Генерал ничего не ответил, а лишь поправил фуражку и направился к выходу. Возле самой двери он остановился.
— Сегодня днём, дома появились на южной стороне. Скоро придут их хозяева, и тогда стена падёт, — генерал со злобой сжал кулаки и продолжил. — Я побывал на трёх войнах и видел смерть. Людей взрывали, резали, расстреливали, но то, что происходит сейчас, просто немыслимо! Мы даже не можем приблизиться, как просто умираем от страха! У нас давно уже не осталось ничего, кроме паршивых винтовок, да горстки людей, а последняя радиостанция замолчала три недели назад. Так что не говорите мне про эмоции! Этот ваш пациент, наша последняя надежда. Приступайте!
Он вышел, а я перевёл взгляд на женщину. Она стояла возле стола и перебирала какие-то бумаги.
«Красивая, — подумал я. — Интересно, мы с ней давно знакомы?»
Она заметила мой взгляд и подошла. Её пальцы поправили мне волосы и это прикосновение пробудило во мне давно забытые чувства.
— Кто ты? — спросил я сквозь маску.
— Твой друг, — ответила она, а в уголках её глаз появились слезинки. — Сейчас я помогу тебе забыть о боли.
— Забыть? Но я и так совсем ничего не помню. Кто я? Где я?
— Ты мой пациент, а это то, что осталось от моего изобретения. С помощью этого прибора проходило твоё лечение от... — она замолчала и нервно прикусила губу, — у тебя была отягощённая панофобия — боязнь всего на свете. Сейчас тебе придётся чуть-чуть потерпеть и всё закончится.
Я сдержанно киваю, а через минуту меня охватывает волна боли. В остатках памяти всплыли воспоминания о предыдущих процедурах, и мне стало спокойно от осознания, что сейчас всё закончится. Так случилось и на этот раз, боль достигла своего предела, и я отключился.
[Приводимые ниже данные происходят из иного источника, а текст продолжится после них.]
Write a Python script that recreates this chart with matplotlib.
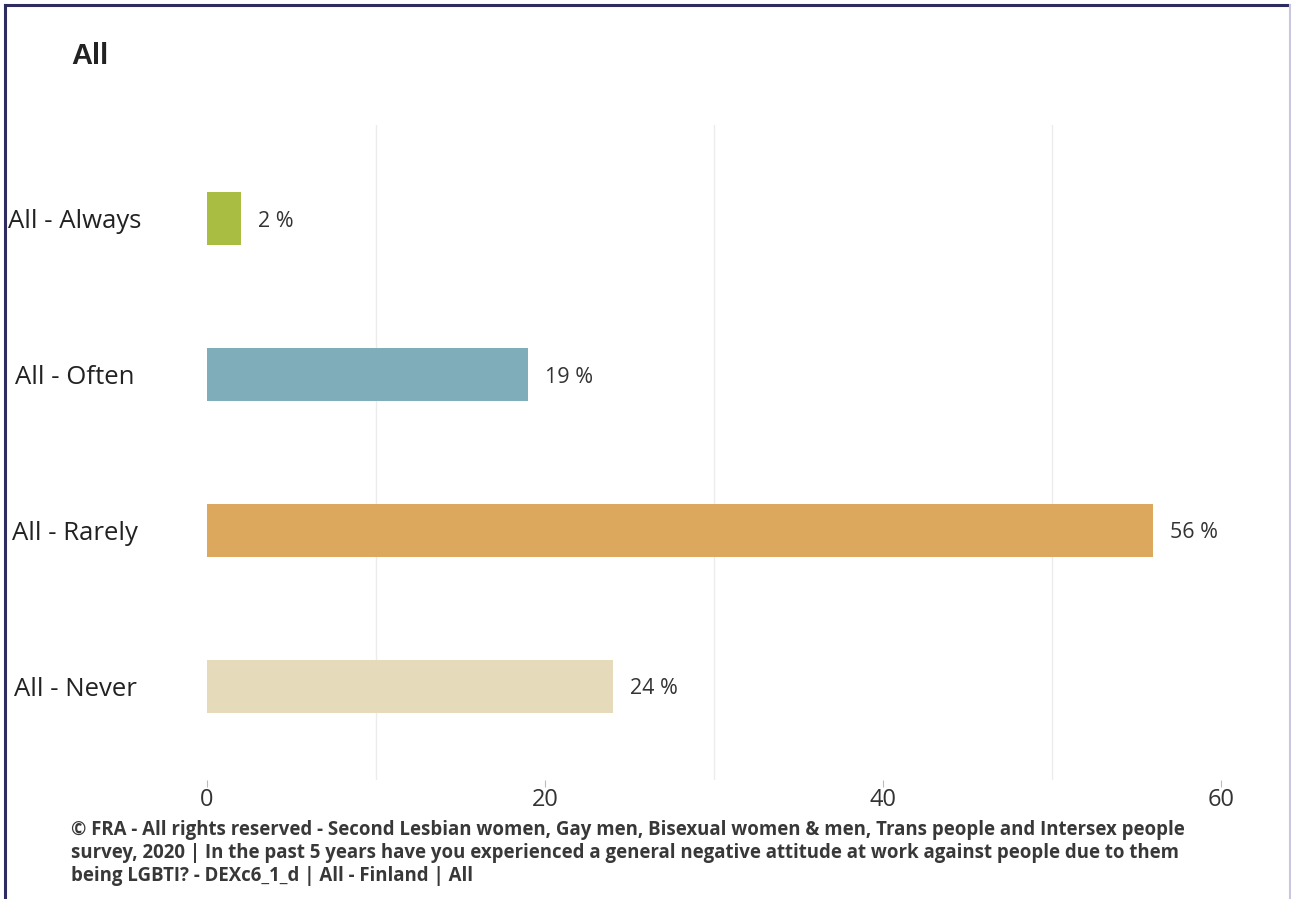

Сигнал тревоги, нудный противный вой, вцепившийся в голову. Он бьёт по моему разваливающемуся сознанию и заставляет открыть глаза.
Серый потолок, на мне нет больше сдерживающих ремней, и я начинаю осматривать помещение. Обычная больничная палата, только кровать и тумбочка, в которой лежит какой-то халат. Накинув его, я выхожу в коридор. Ряды дверей с обоих сторон и ни души, лишь вдали виден сидящий на полу человек. Когда я прохожу мимо, то замечаю, что у него вскрыты вены.
«Похоже, ему надоело жить», — спокойно рассуждаю я и иду дальше.
Коридор заканчивается и передо мной закрытая дверь, перегораживающая мне путь к свободе. Несколько раз, подёргав ручку, я пожимаю плечами и спокойно иду обратно. Чуть дальше мёртвого человека, висит пожарный щит и, разбив стекло, я беру топор.
Четыре удара, путь свободен. Я спокойно иду дальше, а мимо меня пробегают визжащие люди. Они, что-то кричат, но мне это неинтересно.
«Наверное у них какой-то праздник», — думаю я, оставляя их позади. Впереди трупы, много трупов, в основном без видимых повреждений, просто бледные куски мяса, некогда бывшие людьми, но попадаются и самоубийцы — зажатая между колен винтовка, направленная на остатки головы, или изрезанные вдоль и поперёк вены. Мне неинтересно на это смотреть, и я молча иду дальше.